Born in Pittsburgh, Pennsylvania, Jamal began playing piano at age three. He studied under Mary Cardwell Dawson—noted singing instructor and founder in 1941 of the National Negro Opera Company—at the age of seven, and pianist James Miller during his early teens. By the time he turned 17, Jamal began touring in George Hudson’s Orchestra. In 1951, Jamal moved to Chicago and founded his first trio, the Three Strings. They were discovered by John Hammond, who signed them to Okeh Records. Later the same year, Jamal released his first album as a bandleader, Ahmad’s Blues, on the label. The Three Strings became the house trio at Chicago’s Pershing Hotel in 1958, and it was during their residency there that they recorded the now-legendary But Not For Me.

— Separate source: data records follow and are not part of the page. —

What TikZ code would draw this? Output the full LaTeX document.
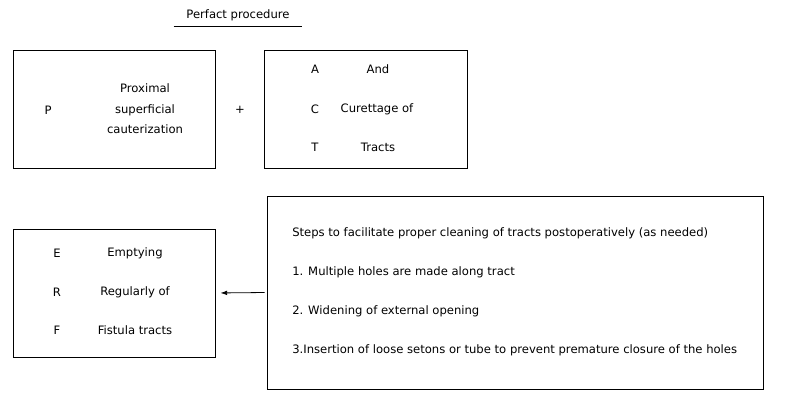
\documentclass[tikz,border=0pt]{standalone}
\usepackage{fontspec}
\setmainfont{DejaVu Sans}
\usetikzlibrary{positioning, arrows.meta}

\begin{document}
\begin{tikzpicture}[x=0.75pt, y=-0.75pt]
    \tikzset{%
        procbox/.style={draw, line width=0.7pt, inner sep=0pt},
        lbl/.style={font=\fontsize{8.7pt}{15.4pt}\selectfont, inner sep=0pt, align=center},
        steptxt/.style={lbl, anchor=west},
    }
    \useasboundingbox (0, 0) rectangle (800, 402);

    % title
    \node [lbl, inner xsep=9.4pt, inner ysep=4pt] (title) at (238, 15) {Perfact procedure};
    \draw [line width=0.6pt] (title.south west) -- (title.south east);

    % PACT boxes
    \node [procbox, minimum width=151.5pt, minimum height=88.5pt] (pbox) at (114, 109) {};
    \node [procbox, minimum width=152.25pt, minimum height=88.5pt] (actbox) at (365.5, 109) {};
    \node [lbl] (plus) at (240, 110) {+};

    \node [lbl] (pl) at (48, 110) {P};
    \node [lbl] (pt) at (145, 109) {Proximal\\superficial\\cauterization};

    \node [lbl] (al) at (315, 69) {A};
    \node [lbl] (at) at (378, 69) {And};
    \node [lbl] (cl) at (315, 109) {C};
    \node [lbl] (ct) at (377, 109) {Curettage of};
    \node [lbl] (tl) at (315, 147) {T};
    \node [lbl] (tt) at (378, 147) {Tracts};

    % ERF box
    \node [procbox, minimum width=151.5pt, minimum height=96pt] (erfbox) at (114, 293) {};
    \node [lbl] (el) at (57, 253) {E};
    \node [lbl] (et) at (135, 253) {Emptying};
    \node [lbl] (rl) at (57, 292) {R};
    \node [lbl] (rt) at (135, 292) {Regularly of};
    \node [lbl] (fl) at (57, 330) {F};
    \node [lbl] (ft) at (135, 330) {Fistula tracts};

    % steps box
    \node [procbox, minimum width=372pt, minimum height=144.75pt] (stepsbox) at (515, 292.5) {};
    \node [steptxt] (s0) at (292, 233) {Steps to facilitate proper cleaning of tracts postoperatively (as needed)};
    \node [steptxt] (s1) at (292, 272) {1. Multiple holes are made along tract};
    \node [steptxt] (s2) at (292, 311) {2. Widening of external opening};
    \node [steptxt] (s3) at (292, 350) {3.Insertion of loose setons or tube to prevent premature closure of the holes};

    \draw [-{Latex[length=5pt, width=3.5pt]}, line width=0.6pt, shorten <=1.5pt, shorten >=3.75pt] (stepsbox.west) -- (erfbox.east);
\end{tikzpicture}
\end{document}
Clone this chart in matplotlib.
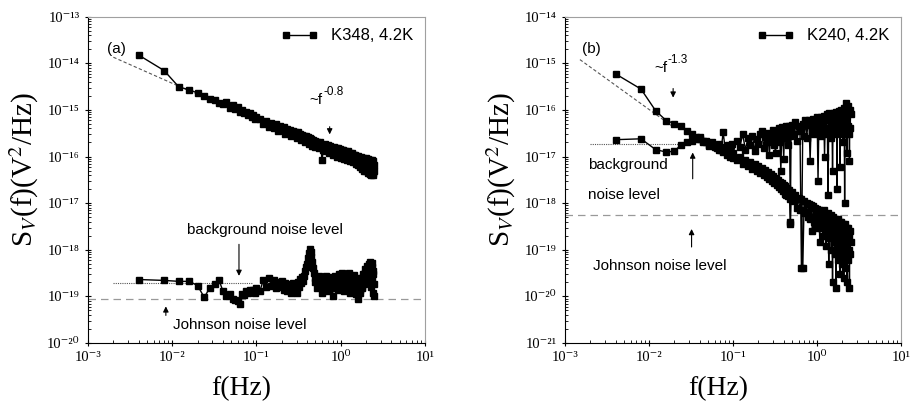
"""
Noise spectra S_V(f) for K348 and K240 at 4.2 K
two log-log panels, signal vs background noise
"""

import numpy as np
import matplotlib
matplotlib.use('Agg')
import matplotlib.pyplot as plt
from matplotlib.ticker import FuncFormatter, NullFormatter

plt.rcParams['font.family'] = ['Liberation Serif', 'DejaVu Serif']
plt.rcParams['mathtext.fontset'] = 'stix'
SANS = ['Liberation Sans', 'DejaVu Sans']

# ---- data ----
# frequency grid shared by all four curves (Hz)
freq = [0.004, 0.008, 0.012, 0.016, 0.020, 0.024, 0.028, 0.032, 0.036, 0.040,
        0.044, 0.048, 0.052, 0.056, 0.060, 0.064, 0.068, 0.072, 0.076, 0.080,
        0.084, 0.088, 0.092, 0.096, 0.100,
        0.11, 0.12, 0.13, 0.14, 0.15, 0.16, 0.17, 0.18, 0.19, 0.20,
        0.21, 0.22, 0.23, 0.24, 0.25, 0.26, 0.27, 0.28, 0.29, 0.30,
        0.31, 0.32, 0.33, 0.34, 0.35, 0.36, 0.37, 0.38, 0.39, 0.40,
        0.41, 0.42, 0.43, 0.44, 0.45, 0.46, 0.47, 0.48, 0.49, 0.50,
        0.525, 0.55, 0.575, 0.60, 0.625, 0.65, 0.675, 0.70, 0.725, 0.75,
        0.775, 0.80, 0.825, 0.85, 0.875, 0.90, 0.925, 0.95, 0.975, 1.00,
        1.025, 1.05, 1.075, 1.10, 1.125, 1.15, 1.175, 1.20, 1.225, 1.25,
        1.275, 1.30, 1.325, 1.35, 1.375, 1.40, 1.425, 1.45, 1.475, 1.50,
        1.525, 1.55, 1.575, 1.60, 1.625, 1.65, 1.675, 1.70, 1.725, 1.75,
        1.775, 1.80, 1.825, 1.85, 1.875, 1.90, 1.925, 1.95, 1.975, 2.00,
        2.025, 2.05, 2.075, 2.10, 2.125, 2.15, 2.175, 2.20, 2.225, 2.25,
        2.275, 2.30, 2.325, 2.35, 2.375, 2.40, 2.425, 2.45, 2.475, 2.50]

# K348 signal, units of 1e-16 V^2/Hz
k348_signal = [150, 70, 31, 27, 23, 20, 17, 16.5, 14, 13.5,
               15, 11, 13, 10.5, 11.5, 9, 10, 8.5, 9.2, 7.6,
               8.4, 7, 7.8, 6.4, 7.2,
               6.5, 5.0, 5.8, 4.4, 5.2, 4.0, 4.9, 3.6, 4.5, 3.8,
               4.2, 3.1, 3.9, 3.3, 3.7, 2.8, 3.6, 3.0, 3.4, 2.5,
               3.3, 2.7, 3.1, 2.3, 2.9, 2.5, 2.8, 2.1, 2.7, 2.2,
               2.6, 1.9, 2.5, 2.0, 2.4, 1.7, 2.3, 1.8, 2.2, 1.6,
               2.1, 1.5, 2.0, 0.85, 1.4, 1.9, 1.3, 1.8, 1.2, 1.7,
               1.4, 1.1, 1.6, 1.2, 1.55, 1.0, 1.5, 1.15, 1.45, 0.95,
               1.4, 1.05, 1.35, 0.9, 1.3, 1.0, 1.25, 0.85, 1.3, 0.95,
               1.2, 0.8, 1.15, 0.9, 1.2, 0.75, 1.1, 0.85, 1.1, 0.7,
               1.05, 0.8, 1.0, 0.65, 1.05, 0.75, 0.95, 0.6, 1.0, 0.7,
               0.9, 0.55, 0.95, 0.65, 0.85, 0.5, 0.9, 0.6, 0.8, 0.5,
               0.95, 0.55, 0.8, 0.45, 0.9, 0.5, 0.75, 0.42, 0.85, 0.5,
               0.7, 0.4, 0.85, 0.45, 0.7, 0.4, 0.8, 0.45, 0.65, 0.5]

# K348 background, units of 1e-19 V^2/Hz
k348_background = [2.3, 2.2, 2.1, 2.1, 1.7, 0.95, 1.55, 1.8, 2.2, 1.3,
                   1.0, 1.1, 0.9, 0.85, 0.8, 0.7, 1.1, 1.05, 1.3, 1.2,
                   1.35, 1.25, 1.4, 1.2, 1.5,
                   1.3, 2.2, 1.6, 2.5, 1.7, 2.2, 1.5, 2.0, 1.6, 2.1,
                   1.4, 1.9, 1.3, 1.8, 1.5, 1.2, 1.9, 1.4, 1.7, 1.2,
                   2.0, 1.6, 2.4, 1.9, 2.6, 2.1, 2.8, 3.5, 4.2, 5.0,
                   6.5, 8.5, 10.5, 9.0, 7.0, 5.5, 4.0, 3.2, 2.5, 2.0,
                   1.5, 2.8, 1.8, 1.2, 2.5, 1.6, 2.7, 1.3, 2.2, 1.7,
                   2.6, 1.0, 2.0, 2.7, 1.5, 2.4, 1.4, 3.0, 1.9, 2.5,
                   1.6, 3.2, 2.0, 1.3, 2.6, 1.8, 2.8, 1.5, 2.3, 3.1,
                   1.7, 1.2, 2.4, 1.9, 2.6, 1.4, 2.2, 2.9, 1.6, 1.1,
                   2.1, 2.5, 1.5, 0.9, 1.8, 2.3, 1.4, 1.2, 2.0, 2.4,
                   1.6, 1.5, 2.6, 3.0, 2.0, 1.8, 3.2, 3.8, 2.5, 2.2,
                   3.5, 4.5, 3.0, 2.5, 4.0, 5.0, 3.2, 2.0, 4.5, 5.5,
                   3.0, 1.6, 4.2, 5.2, 2.5, 1.2, 3.0, 3.5, 1.8, 1.0]

# K240 signal, units of 1e-18 V^2/Hz
k240_signal = [590, 280, 95, 59, 51, 46, 36, 30, 26, 24,
               21, 22, 18, 19, 16, 17, 14, 15, 12.5, 13.5,
               11, 12, 10, 11, 9.5,
               8.5, 10, 7.0, 8.5, 6.2, 7.8, 5.5, 7.0, 5.0, 6.2,
               4.4, 5.6, 4.0, 5.2, 3.6, 4.6, 3.3, 4.2, 3.0, 3.8,
               2.7, 3.5, 2.5, 3.2, 2.2, 2.9, 2.0, 2.7, 1.8, 2.5,
               1.6, 2.3, 1.5, 2.1, 1.4, 1.9, 1.2, 0.35, 1.3, 1.7,
               1.1, 1.5, 0.8, 1.3, 0.7, 1.2, 0.04, 1.1, 0.6, 1.0,
               0.5, 0.95, 0.45, 0.9, 0.25, 0.85, 0.4, 0.8, 0.3, 0.75,
               0.35, 0.7, 0.15, 0.65, 0.3, 0.6, 0.2, 0.7, 0.25, 0.55,
               0.12, 0.5, 0.2, 0.6, 0.05, 0.45, 0.18, 0.55, 0.1, 0.4,
               0.02, 0.5, 0.15, 0.4, 0.08, 0.45, 0.015, 0.35, 0.12, 0.45,
               0.06, 0.35, 0.1, 0.4, 0.03, 0.3, 0.12, 0.4, 0.05, 0.3,
               0.1, 0.35, 0.025, 0.3, 0.08, 0.35, 0.04, 0.25, 0.1, 0.3,
               0.02, 0.25, 0.06, 0.3, 0.1, 0.2, 0.015, 0.25, 0.08, 0.15]

# K240 background, units of 1e-18 V^2/Hz
k240_background = [23, 24, 14, 12.5, 13, 18, 20, 22, 24, 26,
                   22, 20, 17, 21, 18, 15, 19, 14, 33, 16,
                   13, 18, 15, 19, 12,
                   22, 16, 30, 14, 25, 18, 28, 13, 24, 19,
                   30, 35, 15, 26, 20, 32, 11, 28, 22, 38,
                   18, 12, 34, 25, 40, 20, 5, 42, 28, 9,
                   38, 25, 45, 30, 18, 45, 28, 0.4, 40, 48,
                   30, 55, 22, 45, 35, 0.04, 50, 28, 60, 25,
                   48, 60, 8, 52, 35, 65, 30, 55, 40, 70,
                   3, 60, 38, 72, 28, 58, 45, 75, 10, 62,
                   40, 80, 30, 1.5, 65, 85, 35, 70, 25, 78,
                   5, 68, 42, 88, 30, 72, 50, 90, 2, 75,
                   40, 95, 35, 80, 6, 85, 45, 100, 30, 90,
                   20, 95, 50, 110, 1, 85, 40, 140, 55, 100,
                   12, 95, 45, 120, 30, 90, 8, 100, 40, 80]

# reference levels
k348_johnson = 9e-20
k348_bg_level = 1.9e-19
k240_johnson = 5.5e-19
k240_bg_level = 1.9e-17

# power-law guides: (f_start, f_end, S at f_start, exponent)
k348_fit = (0.002, 0.03, 1.35e-14, -0.8)
k240_fit = (0.0015, 0.02, 1.2e-15, -1.3)

freq = np.array(freq)

SUP = str.maketrans('-0123456789', '\u207b\u2070\u00b9\u00b2\u00b3\u2074\u2075\u2076\u2077\u2078\u2079')


def decade_label(v, pos):
    e = int(round(np.log10(v)))
    return '10' + str(e).translate(SUP)


def style_axes(ax, ylim):
    ax.set_xscale('log')
    ax.set_yscale('log')
    ax.set_xlim(1e-3, 1e1)
    ax.set_ylim(*ylim)
    for axis in [ax.xaxis, ax.yaxis]:
        axis.set_major_formatter(FuncFormatter(decade_label))
        axis.set_minor_formatter(NullFormatter())
    for side in ['top', 'right']:
        ax.spines[side].set_color('#a0a0a0')
    ax.tick_params(which='major', direction='inout', length=5, width=0.8,
                   labelsize=10.5, top=False, right=False)
    ax.tick_params(which='minor', direction='in', length=2.5, width=0.6,
                   top=False, right=False)
    ax.set_xlabel('f(Hz)', fontsize=20)
    ax.xaxis.set_label_coords(0.456, -0.10)
    ax.set_ylabel(r'S$_V$(f)(V$^2$/Hz)', fontsize=21)
    ax.yaxis.set_label_coords(-0.14, 0.53)


def fit_line(ax, fit):
    f0, f1, s0, p = fit
    ff = np.array([f0, f1])
    ax.plot(ff, s0 * (ff / f0) ** p, color='#555555', lw=0.8, ls=(0, (3, 2)))


def arrow(ax, x, y_tail, y_tip):
    ax.annotate('', xy=(x, y_tip), xytext=(x, y_tail),
                arrowprops=dict(arrowstyle='-|>', color='black', lw=0.8,
                                mutation_scale=8))


def label(ax, x, y, s, **kw):
    kw.setdefault('fontsize', 11)
    kw.setdefault('va', 'center')
    ax.text(x, y, s, family=SANS, **kw)


def power_label(ax, x, y, y_sup, expo):
    # "~f" with a raised exponent
    label(ax, x, y, '~f', ha='right')
    label(ax, x * 1.02, y_sup, expo, ha='left', fontsize=8.5)


fig = plt.figure(figsize=(9.13, 4.12), dpi=100)
ax1 = fig.add_axes([0.0964, 0.1675, 0.369, 0.792])
ax2 = fig.add_axes([0.619, 0.1675, 0.368, 0.792])

mk = dict(color='black', marker='s', markersize=4, lw=1.0)
leg = dict(loc='upper right', frameon=False, numpoints=2, handlelength=2.2,
           borderaxespad=0.3, prop={'family': SANS, 'size': 12})

# ---- panel (a) ----
ax1.axhline(k348_johnson, color='#999999', lw=0.9, ls=(0, (6, 4)))
ax1.plot([0.002, 0.09], [k348_bg_level, k348_bg_level], color='#555555',
         lw=0.8, ls=(0, (1, 1)))
fit_line(ax1, k348_fit)
ax1.plot(freq, np.array(k348_signal) * 1e-16, label='K348, 4.2K', **mk)
ax1.plot(freq, np.array(k348_background) * 1e-19, **mk)
style_axes(ax1, (1e-20, 1e-13))

label(ax1, 0.055, 0.90, '(a)', transform=ax1.transAxes)
power_label(ax1, 0.615, 1.65e-15, 2.4e-15, '-0.8')
arrow(ax1, 0.74, 5.0e-16, 2.6e-16)
label(ax1, 0.126, 2.7e-18, 'background noise level', ha='center')
arrow(ax1, 0.062, 1.5e-18, 2.4e-19)
label(ax1, 0.0102, 2.4e-20, 'Johnson noise level', ha='left')
arrow(ax1, 0.0084, 3.4e-20, 7e-20)
ax1.legend(**leg)

# ---- panel (b) ----
ax2.axhline(k240_johnson, color='#999999', lw=0.9, ls=(0, (6, 4)))
ax2.plot([0.002, 0.023], [k240_bg_level, k240_bg_level], color='#555555',
         lw=0.8, ls=(0, (1, 1)))
fit_line(ax2, k240_fit)
ax2.plot(freq, np.array(k240_signal) * 1e-18, label='K240, 4.2K', **mk)
ax2.plot(freq, np.array(k240_background) * 1e-18, **mk)
style_axes(ax2, (1e-21, 1e-14))

label(ax2, 0.05, 0.90, '(b)', transform=ax2.transAxes)
power_label(ax2, 0.0164, 7.9e-16, 1.2e-15, '-1.3')
arrow(ax2, 0.0193, 3.3e-16, 1.6e-16)
label(ax2, 0.00188, 6.6e-18, 'background', ha='left')
label(ax2, 0.00188, 1.5e-18, 'noise level', ha='left')
arrow(ax2, 0.033, 2.9e-18, 1.4e-17)
label(ax2, 0.00215, 4.5e-20, 'Johnson noise level', ha='left')
arrow(ax2, 0.032, 1.0e-19, 3.2e-19)
ax2.legend(**leg)

fig.savefig('out.png', dpi=100)
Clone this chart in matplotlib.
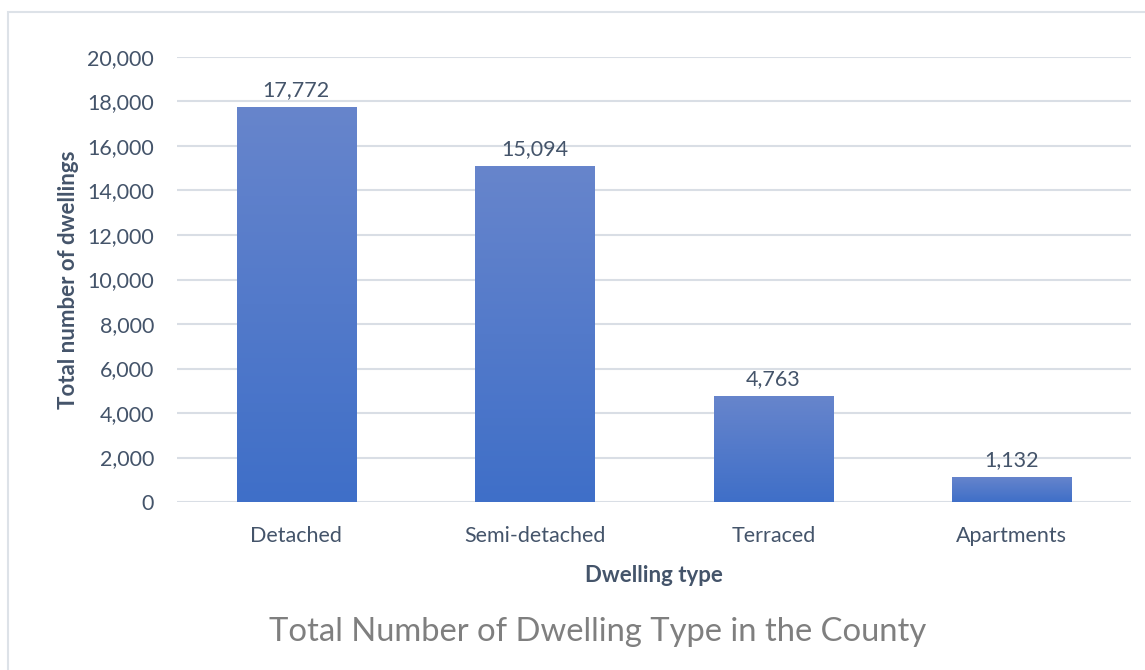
import matplotlib.pyplot as plt
import matplotlib.patches as mpatches
from matplotlib.colors import LinearSegmentedColormap
from matplotlib.ticker import FuncFormatter
import numpy as np

plt.rcParams['font.family'] = ['Lato', 'DejaVu Sans']

# data
categories = ['Detached', 'Semi-detached', 'Terraced', 'Apartments']
dwellings = [17772, 15094, 4763, 1132]

text_col = '#44546A'
grid_col = '#D9DEE5'

fig = plt.figure(figsize=(11.45, 6.7), dpi=100)
ax = fig.add_axes([177/1145, 1-502/670, (1131-177)/1145, (502-57)/670])

# outer frame of the chart area
fig.patches.append(mpatches.Rectangle((7.5/1145, -0.1), 1.2, 1-11.5/670+0.1,
                                      transform=fig.transFigure, fill=False,
                                      edgecolor='#DDE2E8', linewidth=1.5))

x = np.arange(len(categories))
bars = ax.bar(x, dwellings, width=0.5, color='#5279CA', zorder=2)

# vertical gradient in each bar (light on top, darker at the bottom)
cmap = LinearSegmentedColormap.from_list('g', ['#3F6FC8', '#6785CC'])
grad = np.linspace(0, 1, 256).reshape(-1, 1)
for b in bars:
    x0, y0 = b.get_x(), b.get_y()
    im = ax.imshow(grad, cmap=cmap, origin='lower', aspect='auto',
                   extent=[x0, x0 + b.get_width(), y0, y0 + b.get_height()],
                   zorder=3)
    im.set_clip_path(b)

for xi, v in zip(x, dwellings):
    ax.text(xi, v + 300, '{:,}'.format(v), ha='center', va='bottom',
            fontsize=15.5, color=text_col)

ax.set_xlim(-0.5, len(categories) - 0.5)
ax.set_ylim(0, 20000)
ax.set_yticks(range(0, 20001, 2000))
ax.yaxis.set_major_formatter(FuncFormatter(lambda v, p: '{:,.0f}'.format(v)))
ax.set_xticks(x)
ax.set_xticklabels(categories)
ax.tick_params(axis='both', length=0, labelsize=15.5, colors=text_col)
ax.tick_params(axis='x', pad=17)
ax.tick_params(axis='y', pad=16.5)

ax.grid(axis='y', color=grid_col, linewidth=1.5, zorder=0)
ax.set_axisbelow(True)
for s in ax.spines.values():
    s.set_visible(False)

ax.set_xlabel('Dwelling type', fontsize=16, fontweight='bold', color=text_col, labelpad=14)
ax.set_ylabel('Total number of dwellings', fontsize=16, fontweight='bold', color=text_col, labelpad=6)

fig.text(598/1145, 1-632/670, 'Total Number of Dwelling Type in the County',
         ha='center', va='center', fontsize=23.6, color='#7F7F7F')

plt.savefig('out.png', dpi=100)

In a 1985 interview with NPR, Jamal said jazz is “sort of a unifying force” across generations. “[In Pittsburgh] I used to practice and leave the door open hoping that someone would come along and discover me one of these days. It never happened. I had to leave home for that,” he laughed. “I was asked a few days ago, we were doing a seminar in Kansas City at the university there, and a young man asked me what is my favorite product, my favorite LP or whatever, and I said, ‘The next one.’ The most put-together one, or the one I think was close to artistic perfection, as much as I can get to my own person, would be 628, the one At the Pershing. I made one mistake though!”
Throughout his six-decade career, Jamal released over 70 albums, ranging from solo piano work to jazz trios to collaborations with string quartets. His last was 2019’s Ballades. Two years prior, in 2017, he received the Grammy Lifetime Achievement Award for his work.
The Awakening, Jamal’s 1970 masterpiece recording with Jamil Nasser on bass and Frank Gant on drums, has been sampled in tracks by Gang Starr, Shadez of Brooklyn, and Nas. Miles Davis also considered Jamal a huge influence, writing in 1989, “I have always thought Ahmad Jamal was a great piano player who never got the recognition he deserved.”